Однажды некий англичанин меня по-настоящему напугал. Его сбросили на парашюте, чтобы он вошел в контакт с группами Сопротивления в свободной зоне. Но ветры, дующие с Атлантики — Бон расположен в 150 км от моря — отнесли его в сторону, и он приземлился в оккупированной зоне. Он был полностью дезориентирован, поранился при падении и не знал ни слова по- французски. Настоящий птенец, выпавший из гнезда. Он был в очень плохом душевном состоянии. Множество раз нам приходилось поворачивать обратно. Сколько возвращений назад, столько же возможностей встретиться с немцами. Три дня он прятался в конюшне Вье Ложи. Каждый раз я боялась, что он рухнет по дороге или убежит, сам не зная куда. Но в конце концов он перешел. Большинство умело плавать. Для тех, кто не умел, был ранен или слишком сильно пугался одной только мысли о том, что нужно переплыть реку, я вытаскивала мою лодку. В нее как раз помещался один человек, лежащий на животе. Лодка была привязана к тополю возле дома. Выкрашенная в белое, как все лодки в округе, она была очень заметна. Я не хотела перекрашивать ее в зеленый или коричневый, чтобы не возбудить подозрений — белизна была лучшим доказательством ее невиновности. Делать все естественным образом — это была моя постоянная стратегия. Я уже говорила об этом по поводу велосипеда. То же самое касалось и лодки. Мне нужно было только придумать алиби, чтобы оправдать постоянные переезды через Вьенну. Так что я еще раз отправилась в комендатуру, в маленькую деревню в Сен-Жюльен-ль’Ар. В этот момент вся моя родня с материнской стороны съехалась во Вье Ложи. Я была старшей из десяти двоюродных братьев и сестер.
— Нас сейчас восемнадцать человек, постоянно живущих в доме, — объяснила я офицеру. — Я, как вы знаете, учусь. Я должна сдать экзамен на аттестат зрелости. Как вы хотите, чтобы я занималась в доме со всеми этими детьми, постоянно орущими прямо мне в уши? Будьте так добры, дайте мне разрешение заниматься, плавая на лодке. Вы не беспокойтесь, я на тот берег не поеду. У меня же есть пропуск в Шовиньи, а туда я езжу на велосипеде. — Все это по-немецки, что сразу же расположило в мою пользу солдата, ни разу до того меня не видевшего. Он дал мне разрешение на месяц.
— На месяц, вы шутите?
— Ладно, три месяца, — согласился торопившийся немец. Но я не собиралась на этом останавливаться.
— Это не серьезно. Снова приходить каждые три месяца, это и мне неудобно, но, прежде всего, вам. Полагаю, у вас достаточно других проблем. Что вам это даст, если я буду к вам приставать каждые три месяца? — Я почувствовала, что аргумент сработал, так как я ему явно надоела. Раздраженным жестом он шлепнул печать на бланк и протянул его мне. Я не поверила своим глазам, мне было дано постоянное разрешение плавать по Вьенне. На это я не смела надеяться.

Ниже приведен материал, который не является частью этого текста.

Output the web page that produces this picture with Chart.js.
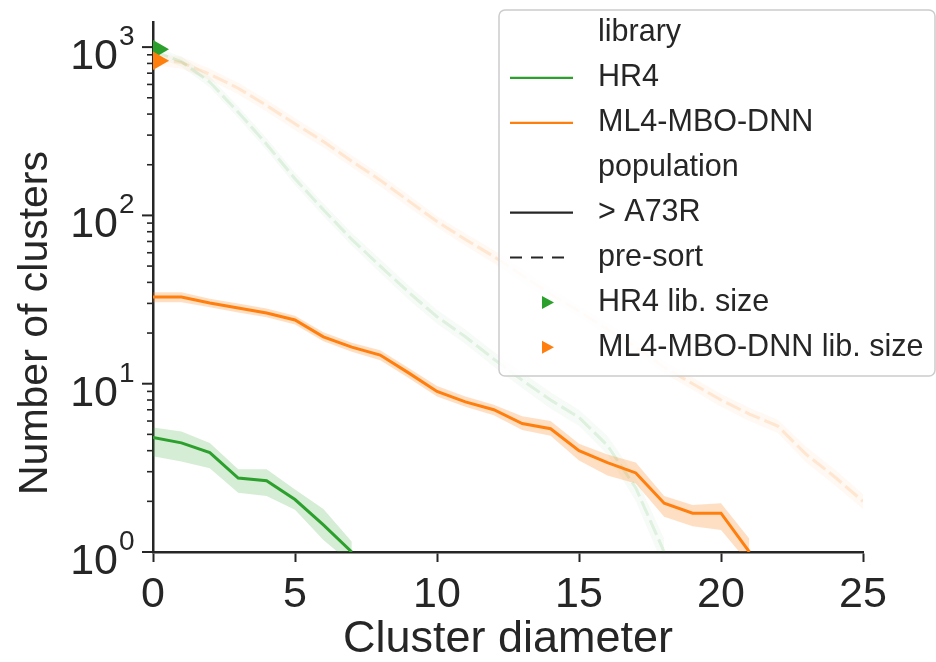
<!DOCTYPE html>
<html>
<head>
<meta charset="utf-8">
<title>Cluster diameter</title>
<script src="https://cdn.jsdelivr.net/npm/chart.js@4.4.1/dist/chart.umd.min.js"></script>
<style>
  body { margin: 0; background: #fff; }
  canvas { display: block; }
</style>
</head>
<body>
<canvas id="myChart" width="936" height="662"></canvas>
<script>
// x축: 클러스터 지름
const diameters = [0, 1, 2, 3, 4, 5, 6, 7, 8, 9, 10, 11, 12, 13, 14, 15, 16, 17, 18, 19, 20, 21, 22, 23, 24, 25];

// HR4 (> A73R) 평균과 신뢰구간
const hr4Sorted   = [4.8, 4.45, 3.9, 2.75, 2.65, 2.05, 1.45, 1.0];
const hr4SortedHi = [5.5, 5.2, 4.45, 3.1, 3.1, 2.35, 1.8, 1.15];
const hr4SortedLo = [3.7, 3.45, 3.15, 2.25, 2.15, 1.78, 1.18, 0.85];

// ML4-MBO-DNN (> A73R)
const ml4Sorted   = [32.7, 32.7, 30.2, 28.2, 26.3, 23.9, 19, 16.5, 14.8, 11.6, 9.0, 7.8, 7.0, 5.8, 5.4, 4.0, 3.4, 2.95, 1.95, 1.7, 1.7, 1.0];
const ml4SortedHi = [35, 35, 32, 30, 28, 25.3, 20.2, 17.5, 15.8, 12.4, 9.7, 8.4, 7.5, 6.4, 6.0, 4.4, 3.8, 3.4, 2.15, 1.9, 1.95, 1.2];
const ml4SortedLo = [30.5, 30.5, 28.5, 26.5, 24.8, 22.5, 17.9, 15.5, 13.8, 10.8, 8.4, 7.3, 6.5, 5.3, 4.9, 3.5, 2.85, 2.55, 1.62, 1.42, 1.35, 0.85];

// pre-sort 분포 (흐리게 그림)
const hr4Presort   = [950, 820, 620, 410, 265, 165, 108, 72, 50, 35, 25, 19, 14, 10.5, 8.0, 6.3, 4.3, 2.4, 1.0];
const hr4PresortHi = [1010, 880, 670, 445, 288, 180, 118, 79, 55, 38.5, 27.5, 21, 15.5, 11.7, 8.9, 7.0, 4.9, 2.8, 1.2];
const hr4PresortLo = [890, 765, 575, 378, 244, 151, 99, 66, 45.5, 31.5, 22.7, 17.2, 12.6, 9.4, 7.1, 5.6, 3.8, 2.0, 0.8];

const ml4Presort   = [850, 810, 690, 570, 450, 350, 275, 210, 162, 122, 92, 72, 57, 44, 34, 27, 21, 16.5, 12.5, 10, 8.0, 6.6, 5.6, 3.8, 2.8, 2.0];
const ml4PresortHi = [920, 875, 745, 615, 486, 378, 297, 227, 175, 132, 99, 78, 62, 48, 37, 29, 23, 18, 13.6, 10.9, 8.7, 7.2, 6.1, 4.2, 3.1, 2.2];
const ml4PresortLo = [785, 745, 635, 525, 414, 322, 253, 193, 149, 112, 85, 66, 52, 40, 31, 25, 19.3, 15.2, 11.5, 9.2, 7.3, 6.0, 5.1, 3.4, 2.5, 1.8];

// 라이브러리 크기 (x = 0 위치의 삼각형)
const hr4LibSize = 970;
const ml4LibSize = 830;

// y축 눈금 (10^n)
const decades = [1, 10, 100, 1000];
const decadeExponents = ['0', '1', '2', '3'];

const legendRows = [
  { text: 'library' },
  { text: 'HR4', line: 'green' },
  { text: 'ML4-MBO-DNN', line: 'orange' },
  { text: 'population' },
  { text: '> A73R', line: 'solid' },
  { text: 'pre-sort', line: 'dashed' },
  { text: 'HR4 lib. size', marker: 'green' },
  { text: 'ML4-MBO-DNN lib. size', marker: 'orange' }
];

const GREEN = '#2ca02c';
const ORANGE = '#ff7f0e';
const AXIS = '#262626';
const LEGEND_DASH = [12, 9];
const PRESORT_DASH = [16, 5];

function rgba(hex, a) {
  const n = parseInt(hex.slice(1), 16);
  return `rgba(${n >> 16}, ${(n >> 8) & 255}, ${n & 255}, ${a})`;
}

function toPoints(values) {
  return values.map((v, i) => ({ x: diameters[i], y: v }));
}

// 신뢰구간 띠 (hi -> lo 채우기)
function band(hi, lo, color, alpha, order) {
  return [
    { data: toPoints(hi), fill: '+1', backgroundColor: rgba(color, alpha), borderColor: 'rgba(0,0,0,0)', borderWidth: 0, pointRadius: 0, order },
    { data: toPoints(lo), fill: false, borderColor: 'rgba(0,0,0,0)', borderWidth: 0, pointRadius: 0, order }
  ];
}

function line(values, color, width, dash, order) {
  return { data: toPoints(values), fill: false, borderColor: color, borderWidth: width, borderDash: dash, pointRadius: 0, tension: 0, order };
}

const datasets = [
  ...band(ml4PresortHi, ml4PresortLo, ORANGE, 0.05, 9),
  line(ml4Presort, rgba(ORANGE, 0.15), 3, PRESORT_DASH, 8),
  ...band(hr4PresortHi, hr4PresortLo, GREEN, 0.04, 7),
  line(hr4Presort, rgba(GREEN, 0.12), 3, PRESORT_DASH, 6),
  ...band(hr4SortedHi, hr4SortedLo, GREEN, 0.2, 5),
  line(hr4Sorted, GREEN, 3, [], 4),
  ...band(ml4SortedHi, ml4SortedLo, ORANGE, 0.25, 3),
  line(ml4Sorted, ORANGE, 3, [], 2),
  { type: 'scatter', data: [{ x: 0, y: hr4LibSize }], pointStyle: 'triangle', rotation: 90, radius: 16, backgroundColor: GREEN, borderWidth: 0, clip: 0, order: 1 },
  { type: 'scatter', data: [{ x: 0, y: ml4LibSize }], pointStyle: 'triangle', rotation: 90, radius: 16, backgroundColor: ORANGE, borderWidth: 0, clip: 0, order: 0 }
];

// y축 로그 눈금, 라벨(10^n), 축 제목
const logAxisPlugin = {
  id: 'logAxis',
  afterDraw(chart) {
    const { ctx, chartArea } = chart;
    const y = chart.scales.y;
    const left = chartArea.left;
    ctx.save();
    ctx.strokeStyle = AXIS;
    ctx.fillStyle = AXIS;
    decades.forEach((d, i) => {
      const py = y.getPixelForValue(d);
      ctx.lineWidth = 2;
      ctx.beginPath();
      ctx.moveTo(left - 11, py);
      ctx.lineTo(left, py);
      ctx.stroke();
      for (let m = 2; m <= 9; m++) {
        const v = d * m;
        if (v > y.max) break;
        const pm = y.getPixelForValue(v);
        ctx.lineWidth = 1.6;
        ctx.beginPath();
        ctx.moveTo(left - 6, pm);
        ctx.lineTo(left, pm);
        ctx.stroke();
      }
      ctx.textBaseline = 'alphabetic';
      ctx.font = '28px "Liberation Sans"';
      ctx.textAlign = 'left';
      ctx.fillText(decadeExponents[i], 119, py - 2);
      ctx.font = '43px "Liberation Sans"';
      ctx.textAlign = 'right';
      ctx.fillText('10', 118, py + 22);
    });

    ctx.translate(47, 323);
    ctx.rotate(-Math.PI / 2);
    ctx.font = '41px "Liberation Sans"';
    ctx.textAlign = 'center';
    ctx.textBaseline = 'alphabetic';
    ctx.fillText('Number of clusters', 0, 0);
    ctx.restore();
  }
};

// 범례 (차트 영역 위에 겹쳐 그림)
const legendPlugin = {
  id: 'customLegend',
  afterDraw(chart) {
    const { ctx } = chart;
    const bx = 499, by = 10, bw = 436, bh = 366;
    ctx.save();
    ctx.beginPath();
    ctx.roundRect(bx, by, bw, bh, 6);
    ctx.fillStyle = 'rgba(255,255,255,0.85)';
    ctx.fill();
    ctx.strokeStyle = '#cccccc';
    ctx.lineWidth = 1.5;
    ctx.stroke();

    ctx.font = '30.5px "Liberation Sans"';
    ctx.textBaseline = 'middle';
    ctx.textAlign = 'left';
    legendRows.forEach((row, i) => {
      const cy = 33 + i * 44.9;
      if (row.line) {
        ctx.beginPath();
        ctx.lineWidth = 2.2;
        ctx.strokeStyle = row.line === 'green' ? GREEN : row.line === 'orange' ? ORANGE : AXIS;
        ctx.setLineDash(row.line === 'dashed' ? LEGEND_DASH : []);
        ctx.moveTo(510, cy);
        ctx.lineTo(573, cy);
        ctx.stroke();
        ctx.setLineDash([]);
      }
      if (row.marker) {
        ctx.beginPath();
        ctx.fillStyle = row.marker === 'green' ? GREEN : ORANGE;
        ctx.moveTo(554, cy);
        ctx.lineTo(542, cy - 6.5);
        ctx.lineTo(542, cy + 6.5);
        ctx.closePath();
        ctx.fill();
      }
      ctx.fillStyle = AXIS;
      ctx.fillText(row.text, 598, cy);
    });
    ctx.restore();
  }
};

const ctx = document.getElementById('myChart').getContext('2d');
Chart.defaults.font.family = '"Liberation Sans", Arial, sans-serif';
Chart.defaults.color = AXIS;

const myChart = new Chart(ctx, {
  type: 'line',
  data: { datasets },
  options: {
    responsive: false,
    animation: false,
    events: [],
    layout: { padding: { left: 0, top: 22, right: 73, bottom: 0 } },
    plugins: {
      legend: { display: false },
      tooltip: { enabled: false }
    },
    scales: {
      x: {
        type: 'linear',
        min: 0,
        max: 25,
        ticks: { stepSize: 5, padding: 7, color: AXIS, font: { size: 43 } },
        grid: { drawOnChartArea: false, drawTicks: true, tickLength: 10, tickWidth: 2, tickColor: AXIS },
        border: { color: AXIS, width: 2.5 },
        title: { display: true, text: 'Cluster diameter', color: AXIS, font: { size: 45, lineHeight: 1 }, padding: 0 },
        afterFit(scale) { scale.height = 110; }
      },
      y: {
        type: 'logarithmic',
        min: 1,
        max: 1410,
        ticks: { display: false },
        grid: { display: false },
        border: { color: AXIS, width: 2.5 },
        afterFit(scale) { scale.width = 153; }
      }
    }
  },
  plugins: [logAxisPlugin, legendPlugin]
});
</script>
</body>
</html>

Итак, для переправы через демаркационную линию я могла пользоваться лодкой. Но не злоупотреблять этим. Во-первых, потому что, несмотря ни на что, риск быть пойманной был больше, чем при пешем переходе. Но, прежде всего, потому что к этой излучине Вьенны нужно было грести против течения на протяжении почти двух километров, а это очень утомительно.